I will figure out exactly what the deal was with Will Kempe and the Lord Chamberlain's Men. Any breakup that ends in one of the parties Morris dancing to Norwich must be a really good story.

I will remember that Shakespeare has not yet written Measure for Measure, All's Well that Ends Well, King Lear, Timon of Athens, Macbeth, Antony & Cleopatra, Pericles, Coriolanus, Cymbeline, The Tempest, or Two Noble Kinsmen. I will make no reference to any of these plays. I will be wary of mentioning Twelfth Night, Troilus and Cressida, and Hamlet, all of which date to 1601 +/- a couple years. I will under no circumstances reference any of his sonnets at all; none of them have yet been published.

Anything by Kit Marlowe is fair game, though; he's already dead.

When I attempt to place evidence of myself in the historical record, I will do so subtly and with as little true anachronism as possible.

I will be extremely polite to Richard Burbage.
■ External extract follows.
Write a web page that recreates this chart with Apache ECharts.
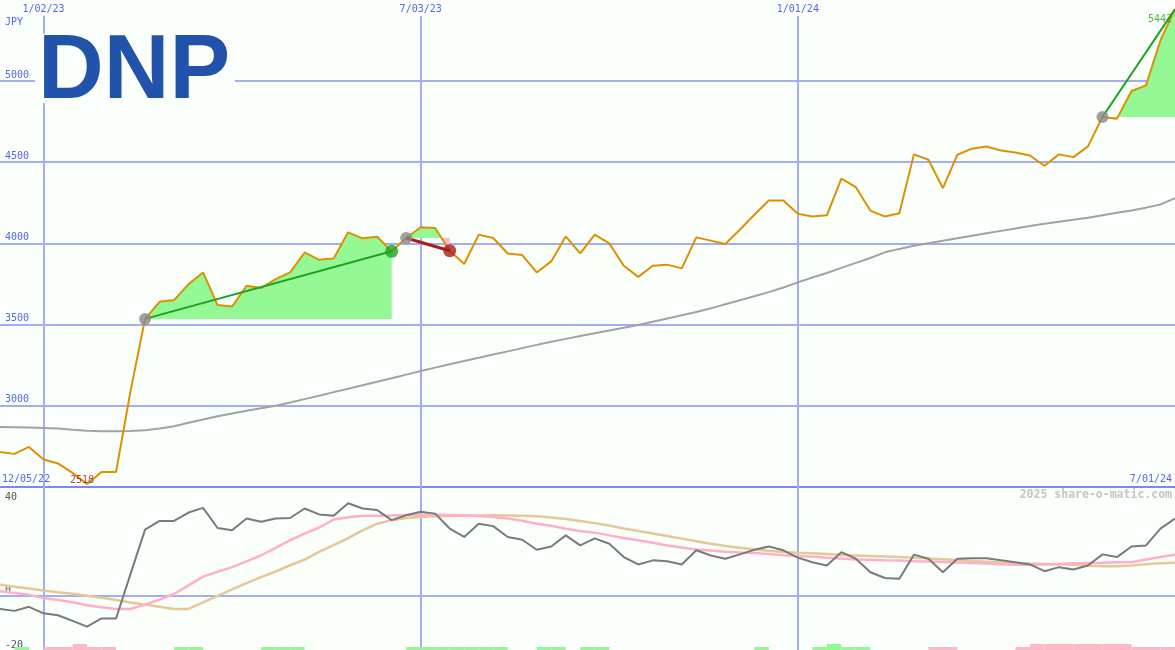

If I meet Edward de Vere, I will punch him in the face, and I will refuse to explain why. I may or may not seek him out for this express purpose.


  1. Delightful! You are well-prepared to visit 1601!

  2. Your last one made me laugh, today.

    I have found out why some people used to think Francis Bacon wrote Shakespeare! It's because he quotes Shakespeare before Shakespeare was published. This is actually because he lived at Gray's Inn and went to the theatre all the time and had good taste.

    1. glad I could do you some good, today of all days.

      What a strange argument! As evidence it’s more persuasive than honorificabilitudinitatibus, but—as you say—the obvious answer to "how is he quoting unpublished plays?" is surely "he goes to the theatre often." (Or Bacon was a time traveler; I’m always prepared to believe the science-fictional explanation over the anti-Statfordian one.)

    2. I have thought before that if people in general knew more about Francis Bacon I would write a story where he time travels to Oxford or Cambridge in the late C.20 and has things explained to him in a typical traveller-in-utopia style, and he understands some part of it, and then they end up watching Shakespeare. Because reading him, especially the Novum Organon really is much more like somebody who had a muddled vision of the real future than seems plausible.

      But he wasn't Shakespeare.

    3. I'd read that story, FWIW, even though I don't know anything about Bacon. People can always be inspired to learn, and anyway there's never too many time travel stories.